Tamam, "Ayşekadın" tanımının Sirkeci’deki lokanta sahibesinin adından kaynaklandığı ve bunun da taş çatlasa 30’lu yıllara uzandığı rivayetine inanmıyor olabilirim.
Çünkü insaf, tevellüdü 19. yüzyıl nihayetine uzanan anneannem de o halde niye "Fatmahanım", "Hatçebacı" yahut "Emineteyze" değil de hep "Ayşekadın" demişti.
Fakat her halükárda, konunun bu boyutu ancak "gastronomik antropoloji"yle (!) uğraşan bilim adamlarını ilgilendirir ki, benim söz konusu bahar sebzesine karşı duyduğum dayanılmaz zaafı hiçbir şekilde etkilemez.
*
ÜSTELİK, pratik açıdan, taze baklada mecburen yaptığımın tersine, bunu uzun uzun ayıklamak veya kararmasın falan diye limonlu suyla ovuşturmak derdi yok!
Bıçakla, háttá elle ikiye böl; bol suda doya doya yıka; oturaklı bir tencereye koy; zeytinyağını, soğanını, tuzunu, az biraz şekerini ekle; önce ateşi harlı aç; sararınca da ısıyı kıs ve suyunu iláve et; nihayetinde ise domatesleri serpiştirip bir taşım daha pişirdikten sonra iyicene soğusun diye bekleyip çala çatal dal ki, afiyetler olsun!
Nasıl, pek bir maharetliyim ve bu işi adábıyla biliyorum, değil mi?
*
İŞTE, siz deyin iki kilo; ben diyeyim üç kilo; haniyse kışla doyuracak miktardaki fasulyeleri kendi elceğizlerime teker teker seçip, naylon poşeti silme doldurdum.
Artı, yeşil soğanlar pek albeniliydi ve dayanamadım, üç beş demeti fileye sokuşturup, sanki bakla pişirecekmişçesine, "Ayşekadın"da kuru yerine o yeşili kullanmaya karar verdim.
Aklımla bin yaşayayım, sonuç pek nefis oldu!
Buna karşılık, henüz tatmadıysam da, aradan geçen on güne rağmen salamura kavanozunda hálá sararmadıkları için fiyaskoya dönüşmesi ihtimali giderek artıyor, o an birden aklıma esip turşusunu kurmak için aldığım hıyarlar için aynı şeyi söyleyemeyeceğim.
Neyse, parantez içinde şunu da ekleyeyim ki, alışveriş kalabalığı arasında, enginar seçmekte olan ve organizmasının bahar erotikasıyla donandığını ilk bakışta fark ettiğim çok cazibeli bir kadın da vardı ki, doğrusu, gayet kibar bir ifadeyle, "Hanımefendi, umarım ki az biraz pirinç ve pek bol dereotu koymayı ihmal etmeyeceksinizdir.

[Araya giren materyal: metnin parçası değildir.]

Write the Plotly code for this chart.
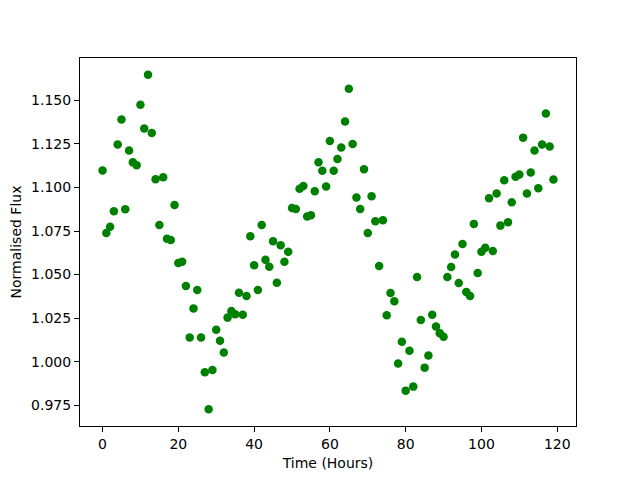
import plotly.graph_objects as go

time_hours = list(range(120))
flux = [
    1.1098, 1.0738, 1.0774, 1.0863, 1.1247, 1.1390, 1.0875, 1.1212, 1.1144, 1.1127,
    1.1475, 1.1338, 1.1647, 1.1313, 1.1047, 1.0785, 1.1058, 1.0705, 1.0698, 1.0900,
    1.0566, 1.0574, 1.0434, 1.0139, 1.0305, 1.0412, 1.0139, 0.9939, 0.9727, 0.9952,
    1.0183, 1.0120, 1.0053, 1.0253, 1.0291, 1.0272, 1.0396, 1.0270, 1.0377, 1.0720,
    1.0554, 1.0412, 1.0785, 1.0585, 1.0545, 1.0692, 1.0453, 1.0669, 1.0574, 1.0631,
    1.0882, 1.0877, 1.0993, 1.1008, 1.0833, 1.0841, 1.0978, 1.1145, 1.1096, 1.1006,
    1.1267, 1.1096, 1.1163, 1.1229, 1.1378, 1.1567, 1.1250, 1.0943, 1.0877, 1.1105,
    1.0739, 1.0949, 1.0806, 1.0549, 1.0812, 1.0267, 1.0394, 1.0347, 0.9990, 1.0114,
    0.9834, 1.0063, 0.9857, 1.0486, 1.0240, 0.9966, 1.0036, 1.0269, 1.0202, 1.0164,
    1.0143, 1.0486, 1.0543, 1.0615, 1.0452, 1.0676, 1.0400, 1.0377, 1.0791, 1.0509,
    1.0631, 1.0654, 1.0938, 1.0635, 1.0966, 1.0781, 1.1041, 1.0800, 1.0915, 1.1062,
    1.1075, 1.1286, 1.0966, 1.1086, 1.1212, 1.0995, 1.1246, 1.1424, 1.1235, 1.1046,
]
x_ticks = [0, 20, 40, 60, 80, 100, 120]
y_ticks = [0.975, 1.000, 1.025, 1.050, 1.075, 1.100, 1.125, 1.150]

xmin, xmax = min(time_hours), max(time_hours)
ymin, ymax = min(flux), max(flux)
xm = 0.05 * (xmax - xmin)
ym = 0.05 * (ymax - ymin)

fig = go.Figure(go.Scatter(
    x=time_hours, y=flux, mode="markers",
    marker=dict(color="#008000", size=8.5, line=dict(width=0)),
))

axis_common = dict(
    showgrid=False, zeroline=False, showline=True, linecolor="black", linewidth=1,
    mirror=True, ticks="outside", ticklen=5, tickwidth=1, tickcolor="black",
    tickfont=dict(family="DejaVu Sans", size=14, color="black"),
    automargin=False,
)

fig.update_layout(
    width=640, height=480,
    paper_bgcolor="white", plot_bgcolor="white",
    margin=dict(l=72, r=72, t=50, b=62),
    showlegend=False,
    font=dict(family="DejaVu Sans", size=14, color="black"),
    xaxis=dict(
        range=[xmin - xm, xmax + xm], tickvals=x_ticks,
        title=dict(text="Time (Hours)", font=dict(size=14), standoff=7),
        **axis_common,
    ),
    yaxis=dict(
        range=[ymin - ym, ymax + ym], tickvals=y_ticks, tickformat=".3f",
        title=dict(text="Normalised Flux", font=dict(size=14), standoff=6),
        **axis_common,
    ),
)

fig.write_html("out.html")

Eğer bu usûlü bilmiyor ve de öğrenmek istiyorsanız, bendeniz size reçeteyi tarif değil, pratikte göstermekten büyük bahtiyarlık duyarım" dememek için o uzun dilimi zor tuttum.

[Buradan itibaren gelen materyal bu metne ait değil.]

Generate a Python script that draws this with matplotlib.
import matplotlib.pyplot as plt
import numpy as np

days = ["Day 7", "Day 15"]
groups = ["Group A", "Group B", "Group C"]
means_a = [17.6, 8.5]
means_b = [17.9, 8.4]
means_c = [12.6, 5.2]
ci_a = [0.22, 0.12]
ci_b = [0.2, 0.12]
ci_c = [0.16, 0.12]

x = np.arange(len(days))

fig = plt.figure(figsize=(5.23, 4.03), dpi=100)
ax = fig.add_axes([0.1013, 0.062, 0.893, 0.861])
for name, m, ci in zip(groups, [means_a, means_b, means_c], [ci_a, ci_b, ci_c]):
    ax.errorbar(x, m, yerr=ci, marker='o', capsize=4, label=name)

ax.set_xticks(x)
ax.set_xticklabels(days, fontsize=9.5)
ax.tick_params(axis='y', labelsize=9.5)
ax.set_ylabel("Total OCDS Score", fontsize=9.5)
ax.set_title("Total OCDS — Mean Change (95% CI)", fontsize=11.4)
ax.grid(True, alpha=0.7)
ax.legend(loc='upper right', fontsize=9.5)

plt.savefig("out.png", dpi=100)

Ama sonra kendi kendime, "Neme lázım, tencereye yerine enginar şimdi kafana yerleşirse rezil olmak da var" diyerek, iki elim file dolu, "Ayşekadın fasulye"yi pişirmek için uslu uslu, edepli edepli ve paşa paşa evceğizime revan oldum.
*
EVET efendim, "gülden güzel kokan Arnavutköy çileği"yle değilse bile, işte ben bu baharı halis zeytinyağlı ve yeşil soğanlı nefáset bir "Ayşekadın fasulye"yle getirdim.
Tabii ki kendi kendime afiyetler olsun ama, fasulyeden sonra taam edilecek o "gülden güzel kokan Arnavutköy çileği"nin bahar rayihası yine de burnumda öyle tütüyor ki!